Bernard Kops (born November 28, 1926, London, England—died February 25, 2024, United Kingdom) was an English playwright, novelist, and poet known for his works of unabashed sentimentality.
Kops left school at the age of 13 and worked at various odd jobs before beginning to write. He established himself with his first play, The Hamlet of Stepney Green (1959), a reversal of the family relationships depicted in William Shakespeare’s Hamlet, ending happily in an affirmation of the human spirit. Among his other plays were The Dream of Peter Mann (1960), an apocalyptic drama in which much of the action occurs as a dream, and Playing Sinatra (1991), which centres on a brother and sister obsessed with the legendary performer. Kops’s early life of poverty and his Jewish background informs much of his work, including Enter Solly Gold (1961), in which a con artist convinces a Jewish millionaire that he is the Messiah in order to steal his money, the surrealistic drama Ezra (produced 1981), based on the personality of the American poet Ezra Pound, and Dreams of Anne Frank (1998).

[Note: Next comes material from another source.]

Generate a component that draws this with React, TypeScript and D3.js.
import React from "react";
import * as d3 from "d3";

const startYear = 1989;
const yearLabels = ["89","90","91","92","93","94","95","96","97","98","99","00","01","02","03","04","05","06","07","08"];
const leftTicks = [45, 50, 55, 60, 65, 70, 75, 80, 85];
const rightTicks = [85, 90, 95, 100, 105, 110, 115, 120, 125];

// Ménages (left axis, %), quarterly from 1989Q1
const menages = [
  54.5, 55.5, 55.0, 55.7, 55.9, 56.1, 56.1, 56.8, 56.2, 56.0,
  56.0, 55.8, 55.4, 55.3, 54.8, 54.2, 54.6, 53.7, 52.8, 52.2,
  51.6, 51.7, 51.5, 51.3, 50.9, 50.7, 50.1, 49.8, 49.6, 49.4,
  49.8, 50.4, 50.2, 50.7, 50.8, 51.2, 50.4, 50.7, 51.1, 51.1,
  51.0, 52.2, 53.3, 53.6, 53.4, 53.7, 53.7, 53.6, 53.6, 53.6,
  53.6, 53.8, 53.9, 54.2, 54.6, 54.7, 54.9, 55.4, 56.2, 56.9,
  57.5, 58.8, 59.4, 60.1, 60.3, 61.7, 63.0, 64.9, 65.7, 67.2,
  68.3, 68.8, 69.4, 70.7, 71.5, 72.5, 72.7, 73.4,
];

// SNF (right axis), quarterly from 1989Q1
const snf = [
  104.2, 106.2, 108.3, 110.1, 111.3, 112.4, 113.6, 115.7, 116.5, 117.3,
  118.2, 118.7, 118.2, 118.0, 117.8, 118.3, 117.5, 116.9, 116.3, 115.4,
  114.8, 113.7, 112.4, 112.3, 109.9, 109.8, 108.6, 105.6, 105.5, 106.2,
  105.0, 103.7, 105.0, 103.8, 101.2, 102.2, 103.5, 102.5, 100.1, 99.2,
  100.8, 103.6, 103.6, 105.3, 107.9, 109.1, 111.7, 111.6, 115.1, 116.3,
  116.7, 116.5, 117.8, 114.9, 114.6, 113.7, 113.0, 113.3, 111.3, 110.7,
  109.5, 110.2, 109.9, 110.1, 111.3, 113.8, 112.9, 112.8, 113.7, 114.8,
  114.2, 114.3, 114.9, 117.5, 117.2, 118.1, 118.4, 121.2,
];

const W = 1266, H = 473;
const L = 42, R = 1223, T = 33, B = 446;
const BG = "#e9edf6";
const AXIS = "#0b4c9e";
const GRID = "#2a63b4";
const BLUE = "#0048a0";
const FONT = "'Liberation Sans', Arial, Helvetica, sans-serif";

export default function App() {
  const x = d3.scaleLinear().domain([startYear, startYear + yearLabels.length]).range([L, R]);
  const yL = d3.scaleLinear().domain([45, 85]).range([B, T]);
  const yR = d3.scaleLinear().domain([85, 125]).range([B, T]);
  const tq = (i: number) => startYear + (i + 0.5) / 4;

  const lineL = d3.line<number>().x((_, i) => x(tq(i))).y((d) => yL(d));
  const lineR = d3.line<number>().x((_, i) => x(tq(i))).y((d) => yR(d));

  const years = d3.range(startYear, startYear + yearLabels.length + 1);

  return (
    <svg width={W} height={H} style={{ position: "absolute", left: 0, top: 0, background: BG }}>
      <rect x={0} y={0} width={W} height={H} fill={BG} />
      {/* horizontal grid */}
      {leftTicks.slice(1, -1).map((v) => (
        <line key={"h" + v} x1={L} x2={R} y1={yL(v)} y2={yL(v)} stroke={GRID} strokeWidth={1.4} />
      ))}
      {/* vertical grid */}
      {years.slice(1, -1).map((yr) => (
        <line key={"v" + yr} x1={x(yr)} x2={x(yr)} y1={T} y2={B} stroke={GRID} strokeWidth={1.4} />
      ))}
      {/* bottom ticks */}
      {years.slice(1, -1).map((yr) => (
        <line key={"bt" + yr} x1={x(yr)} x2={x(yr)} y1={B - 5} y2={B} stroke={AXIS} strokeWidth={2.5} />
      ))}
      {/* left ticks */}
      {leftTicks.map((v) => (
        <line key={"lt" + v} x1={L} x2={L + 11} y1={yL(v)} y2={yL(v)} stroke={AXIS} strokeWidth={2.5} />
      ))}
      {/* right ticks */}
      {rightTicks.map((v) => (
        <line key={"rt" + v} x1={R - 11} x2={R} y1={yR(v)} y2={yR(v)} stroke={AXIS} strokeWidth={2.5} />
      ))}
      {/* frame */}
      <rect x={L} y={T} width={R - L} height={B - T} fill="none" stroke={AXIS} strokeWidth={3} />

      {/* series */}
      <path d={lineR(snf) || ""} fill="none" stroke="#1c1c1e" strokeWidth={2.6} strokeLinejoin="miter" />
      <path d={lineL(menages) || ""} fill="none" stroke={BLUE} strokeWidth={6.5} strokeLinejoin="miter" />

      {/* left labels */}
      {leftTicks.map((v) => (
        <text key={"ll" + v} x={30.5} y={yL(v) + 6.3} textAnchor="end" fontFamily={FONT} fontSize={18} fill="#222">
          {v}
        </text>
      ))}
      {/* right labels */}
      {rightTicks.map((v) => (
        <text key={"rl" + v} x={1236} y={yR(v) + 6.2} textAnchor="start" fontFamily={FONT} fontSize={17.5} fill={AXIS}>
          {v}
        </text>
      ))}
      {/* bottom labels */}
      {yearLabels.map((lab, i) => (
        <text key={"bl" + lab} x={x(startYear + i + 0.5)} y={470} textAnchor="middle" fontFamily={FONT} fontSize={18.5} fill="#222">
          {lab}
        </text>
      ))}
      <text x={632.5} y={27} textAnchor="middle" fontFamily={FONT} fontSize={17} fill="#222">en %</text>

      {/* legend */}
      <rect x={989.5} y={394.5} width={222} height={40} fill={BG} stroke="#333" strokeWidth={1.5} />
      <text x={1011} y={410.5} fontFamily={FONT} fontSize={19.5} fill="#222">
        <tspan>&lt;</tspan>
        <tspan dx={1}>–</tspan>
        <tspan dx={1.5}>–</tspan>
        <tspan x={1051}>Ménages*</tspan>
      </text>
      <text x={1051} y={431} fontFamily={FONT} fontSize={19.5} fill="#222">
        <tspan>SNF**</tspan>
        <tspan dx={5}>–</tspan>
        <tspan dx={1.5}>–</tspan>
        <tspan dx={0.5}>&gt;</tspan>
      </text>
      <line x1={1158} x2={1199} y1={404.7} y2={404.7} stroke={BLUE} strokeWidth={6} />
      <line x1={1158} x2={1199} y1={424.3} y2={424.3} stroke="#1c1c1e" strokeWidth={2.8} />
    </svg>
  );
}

Kops’s novels included Awake for Mourning (1958), The Dissent of Dominick Shapiro (1966), and The Odyssey of Samuel Glass (2012). He also wrote the autobiographies The World Is a Wedding (1963) and Shalom Bomb (2000) as well as several radio and television plays. Barricades in West Hampstead (1988) and Love, Death and Other Joys (2018) were among Kops’s many collections of poetry.